Sunday, May 20, 2012
for the grass that have been oftentimes trampled underfoot -- 1903 -- a gardener
Speranza
1903
I sowed the seeds of love
and I sowed them in the Spring.
I gathered them up in the morning so soon
while the small birds do sweetly sing.
my garden was planted well
with flowers everywhere,
but I had not the liberty to choose for myself
of the flowers that I love so dear.
the gardener was standing by
and I asked him to choose for me.
he choosed for me the violet, the lily and the pink,
but those I refused all three.
the violet I did not like
because it bloomed so soon.
the lily and the pink I really overthink;
so I vowed that I'd stay till June.
In June there was red rose-bud
and that's the flower for me
I oftentimes have plucked that red rose-bud
Till I gained the willow tree.
The willow tree will twist
and the willow tree will twine.
I have oftentimes wished I was in that young man's arms
that once had the heart of mine.
Come all you false young men,
Do not leave me here to complain,
For the grass that have been oftentimes trampled underfoot,
Give it time it will rise up again.
Noted by Cecil Sharp from John England, in Hambridge, Somerset, in 1903.
"Sharp was sitting in the vicarage garden talking to Charles Marson, when he heard John England quietly singing to himself as he mowed the vicarage lawn."
"Cecil Sharp whipped out his notebook and took down the tune; and then persuaded John to give him the words."
"Sharp immediately harmonised the song."
"And that same evening it was sung at a choir supper by Mattie Kay, Cecil Sharp accompanying."

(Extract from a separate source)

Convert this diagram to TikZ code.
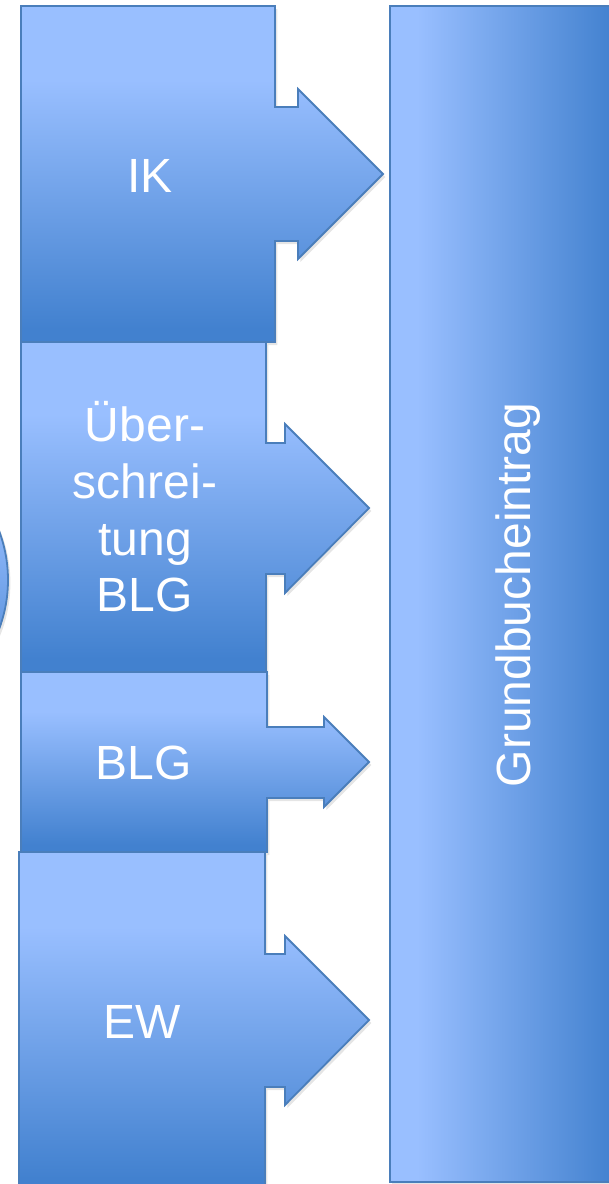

"The audience was delighted; as one said, it was the first time that the song had been put into evening dress."
The song has been widespread in England in various forms and under many different names, also turning up in the USA and Scotland. William Chappell (Popular Music of the Olden Time, 1859), names it, along with Cupid's Garden and Early One Morning, as "one of the three most popular songs among the servant-maids of the present generation", and mentions its appearance on the London stage, sung by Mrs. Honey, in a play entitled The Loan of a Lover. He also quotes a passage from Whittaker's History of the Parish of Whalley (1801) which ascribes the lyric to a Mrs. Fleetwood Habergham, of Habergham Hall, Lancashire, who is supposed to have written the song to console herself when, in 1689, her husband's extravagances finally led to the loss of the family's estates. This apocryphal story is not generally taken too seriously nowadays. There are two broadside examples at Bodleian Library Broadside Ballads, the more legible being Harding B 11(1657): I sowed the seeds of love Printed between 1819 and 1844 by J. Pitts, wholesale Toy and Marble warehouse, 6, Gt. St. Andrew Street, Seven Dials [London]. In his Additions and Corrections to vol.V of the English and Scottish Popular Ballads, Child quotes material supplementary to no.219, The Gardener, which Baring Gould had sent him; two Scottish texts of Braw Sailing, and Dead Maid's Land from Devon, all of which overlap to some degree with both song-groups; Steve Roud's Folk Song Index assigns them to the Seeds of Love group rather than to Child 219 (Roud 339); which would presumably be current consensus. Ewan MacColl (Travellers' Songs from England and Scotland, R & K P, 1977) suggests that the Seeds of Love/ Sprig of Thyme group is a worn-down lyric descendant of the ballad, which he considers to be Scottish in origin. This does not seem to be an opinion generally held.